YOUR INSTRUCTIONS: Write out the full listing again, exactly as it stands.

SOURCE MATERIAL:
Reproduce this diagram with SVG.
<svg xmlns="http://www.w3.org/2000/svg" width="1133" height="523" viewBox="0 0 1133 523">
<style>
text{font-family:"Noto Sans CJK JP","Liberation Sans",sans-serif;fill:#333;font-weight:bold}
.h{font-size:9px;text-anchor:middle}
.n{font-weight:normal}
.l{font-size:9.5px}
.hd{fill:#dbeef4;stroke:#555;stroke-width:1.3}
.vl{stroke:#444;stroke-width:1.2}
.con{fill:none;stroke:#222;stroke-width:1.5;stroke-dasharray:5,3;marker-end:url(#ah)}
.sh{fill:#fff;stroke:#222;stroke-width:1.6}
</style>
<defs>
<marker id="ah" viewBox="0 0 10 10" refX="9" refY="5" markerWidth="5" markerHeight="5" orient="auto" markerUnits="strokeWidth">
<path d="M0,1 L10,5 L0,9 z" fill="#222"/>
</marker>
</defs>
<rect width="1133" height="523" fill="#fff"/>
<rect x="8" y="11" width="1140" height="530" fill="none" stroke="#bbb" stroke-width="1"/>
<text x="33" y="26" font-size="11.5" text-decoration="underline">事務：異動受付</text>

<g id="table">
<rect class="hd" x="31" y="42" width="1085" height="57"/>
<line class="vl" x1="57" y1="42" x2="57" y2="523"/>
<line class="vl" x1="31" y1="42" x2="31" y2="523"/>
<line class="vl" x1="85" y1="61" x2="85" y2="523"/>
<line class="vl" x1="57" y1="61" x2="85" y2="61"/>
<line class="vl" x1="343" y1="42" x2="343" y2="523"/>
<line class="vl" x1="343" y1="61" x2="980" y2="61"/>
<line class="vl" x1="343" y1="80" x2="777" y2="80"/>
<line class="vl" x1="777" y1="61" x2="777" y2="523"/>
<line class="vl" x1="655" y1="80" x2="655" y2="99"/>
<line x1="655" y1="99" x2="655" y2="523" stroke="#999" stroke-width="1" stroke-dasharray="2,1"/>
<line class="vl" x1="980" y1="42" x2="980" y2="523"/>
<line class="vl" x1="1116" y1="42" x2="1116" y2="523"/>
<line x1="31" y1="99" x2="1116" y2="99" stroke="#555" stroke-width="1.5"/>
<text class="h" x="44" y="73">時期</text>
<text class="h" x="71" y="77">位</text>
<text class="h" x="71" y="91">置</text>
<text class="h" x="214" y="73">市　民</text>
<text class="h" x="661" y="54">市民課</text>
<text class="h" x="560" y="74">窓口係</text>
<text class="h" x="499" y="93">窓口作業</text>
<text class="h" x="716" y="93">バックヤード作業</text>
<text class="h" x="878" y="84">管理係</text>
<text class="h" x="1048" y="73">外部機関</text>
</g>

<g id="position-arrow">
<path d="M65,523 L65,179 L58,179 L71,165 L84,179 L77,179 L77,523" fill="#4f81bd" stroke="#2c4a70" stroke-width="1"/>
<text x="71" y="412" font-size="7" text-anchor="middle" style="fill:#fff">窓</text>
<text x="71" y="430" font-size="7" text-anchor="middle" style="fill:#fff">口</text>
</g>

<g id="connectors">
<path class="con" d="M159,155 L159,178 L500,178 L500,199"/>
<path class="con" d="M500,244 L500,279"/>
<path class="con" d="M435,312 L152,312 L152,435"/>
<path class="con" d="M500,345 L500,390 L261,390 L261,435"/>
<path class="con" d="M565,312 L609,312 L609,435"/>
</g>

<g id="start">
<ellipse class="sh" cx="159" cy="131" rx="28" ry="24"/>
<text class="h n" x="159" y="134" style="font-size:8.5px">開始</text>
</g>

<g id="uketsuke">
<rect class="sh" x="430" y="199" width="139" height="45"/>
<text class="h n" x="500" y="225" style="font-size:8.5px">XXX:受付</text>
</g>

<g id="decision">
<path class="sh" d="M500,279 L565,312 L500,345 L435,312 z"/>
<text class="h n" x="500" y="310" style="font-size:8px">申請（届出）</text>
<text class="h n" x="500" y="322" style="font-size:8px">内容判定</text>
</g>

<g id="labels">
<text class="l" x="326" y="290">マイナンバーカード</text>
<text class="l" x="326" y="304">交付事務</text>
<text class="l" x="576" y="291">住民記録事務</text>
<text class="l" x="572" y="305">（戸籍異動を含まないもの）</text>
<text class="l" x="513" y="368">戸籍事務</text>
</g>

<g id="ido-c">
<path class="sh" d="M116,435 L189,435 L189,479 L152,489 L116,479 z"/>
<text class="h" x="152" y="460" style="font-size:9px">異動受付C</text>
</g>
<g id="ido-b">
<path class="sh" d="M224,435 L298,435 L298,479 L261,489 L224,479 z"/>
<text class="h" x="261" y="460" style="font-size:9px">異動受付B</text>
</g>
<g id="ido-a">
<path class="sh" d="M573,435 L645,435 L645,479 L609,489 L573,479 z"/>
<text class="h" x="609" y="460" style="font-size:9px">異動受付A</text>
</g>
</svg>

TASK ANSWER:
Reproduce this diagram with SVG.
<svg xmlns="http://www.w3.org/2000/svg" width="1133" height="523" viewBox="0 0 1133 523">
<style>
text{font-family:"Noto Sans CJK JP","Liberation Sans",sans-serif;fill:#333;font-weight:bold}
.h{font-size:9px;text-anchor:middle}
.n{font-weight:normal}
.l{font-size:9.5px}
.hd{fill:#dbeef4;stroke:#555;stroke-width:1.3}
.vl{stroke:#444;stroke-width:1.2}
.con{fill:none;stroke:#222;stroke-width:1.5;stroke-dasharray:5,3;marker-end:url(#ah)}
.sh{fill:#fff;stroke:#222;stroke-width:1.6}
</style>
<defs>
<marker id="ah" viewBox="0 0 10 10" refX="9" refY="5" markerWidth="5" markerHeight="5" orient="auto" markerUnits="strokeWidth">
<path d="M0,1 L10,5 L0,9 z" fill="#222"/>
</marker>
</defs>
<rect width="1133" height="523" fill="#fff"/>
<rect x="8" y="11" width="1140" height="530" fill="none" stroke="#bbb" stroke-width="1"/>
<text x="33" y="26" font-size="11.5" text-decoration="underline">事務：異動受付</text>

<g id="table">
<rect class="hd" x="31" y="42" width="1085" height="57"/>
<line class="vl" x1="57" y1="42" x2="57" y2="523"/>
<line class="vl" x1="31" y1="42" x2="31" y2="523"/>
<line class="vl" x1="85" y1="61" x2="85" y2="523"/>
<line class="vl" x1="57" y1="61" x2="85" y2="61"/>
<line class="vl" x1="343" y1="42" x2="343" y2="523"/>
<line class="vl" x1="343" y1="61" x2="980" y2="61"/>
<line class="vl" x1="343" y1="80" x2="777" y2="80"/>
<line class="vl" x1="777" y1="61" x2="777" y2="523"/>
<line class="vl" x1="655" y1="80" x2="655" y2="99"/>
<line x1="655" y1="99" x2="655" y2="523" stroke="#999" stroke-width="1" stroke-dasharray="2,1"/>
<line class="vl" x1="980" y1="42" x2="980" y2="523"/>
<line class="vl" x1="1116" y1="42" x2="1116" y2="523"/>
<line x1="31" y1="99" x2="1116" y2="99" stroke="#555" stroke-width="1.5"/>
<text class="h" x="44" y="73">時期</text>
<text class="h" x="71" y="77">位</text>
<text class="h" x="71" y="91">置</text>
<text class="h" x="214" y="73">市　民</text>
<text class="h" x="661" y="54">市民課</text>
<text class="h" x="560" y="74">窓口係</text>
<text class="h" x="499" y="93">窓口作業</text>
<text class="h" x="716" y="93">バックヤード作業</text>
<text class="h" x="878" y="84">管理係</text>
<text class="h" x="1048" y="73">外部機関</text>
</g>

<g id="position-arrow">
<path d="M65,523 L65,179 L58,179 L71,165 L84,179 L77,179 L77,523" fill="#4f81bd" stroke="#2c4a70" stroke-width="1"/>
<text x="71" y="412" font-size="7" text-anchor="middle" style="fill:#fff">窓</text>
<text x="71" y="430" font-size="7" text-anchor="middle" style="fill:#fff">口</text>
</g>

<g id="connectors">
<path class="con" d="M159,155 L159,178 L500,178 L500,199"/>
<path class="con" d="M500,244 L500,279"/>
<path class="con" d="M435,312 L152,312 L152,435"/>
<path class="con" d="M500,345 L500,390 L261,390 L261,435"/>
<path class="con" d="M565,312 L609,312 L609,435"/>
</g>

<g id="start">
<ellipse class="sh" cx="159" cy="131" rx="28" ry="24"/>
<text class="h n" x="159" y="134" style="font-size:8.5px">開始</text>
</g>

<g id="uketsuke">
<rect class="sh" x="430" y="199" width="139" height="45"/>
<text class="h n" x="500" y="225" style="font-size:8.5px">XXX:受付</text>
</g>

<g id="decision">
<path class="sh" d="M500,279 L565,312 L500,345 L435,312 z"/>
<text class="h n" x="500" y="310" style="font-size:8px">申請（届出）</text>
<text class="h n" x="500" y="322" style="font-size:8px">内容判定</text>
</g>

<g id="labels">
<text class="l" x="326" y="290">マイナンバーカード</text>
<text class="l" x="326" y="304">交付事務</text>
<text class="l" x="576" y="291">住民記録事務</text>
<text class="l" x="572" y="305">（戸籍異動を含まないもの）</text>
<text class="l" x="513" y="368">戸籍事務</text>
</g>

<g id="ido-c">
<path class="sh" d="M116,435 L189,435 L189,479 L152,489 L116,479 z"/>
<text class="h" x="152" y="460" style="font-size:9px">異動受付C</text>
</g>
<g id="ido-b">
<path class="sh" d="M224,435 L298,435 L298,479 L261,489 L224,479 z"/>
<text class="h" x="261" y="460" style="font-size:9px">異動受付B</text>
</g>
<g id="ido-a">
<path class="sh" d="M573,435 L645,435 L645,479 L609,489 L573,479 z"/>
<text class="h" x="609" y="460" style="font-size:9px">異動受付A</text>
</g>
</svg>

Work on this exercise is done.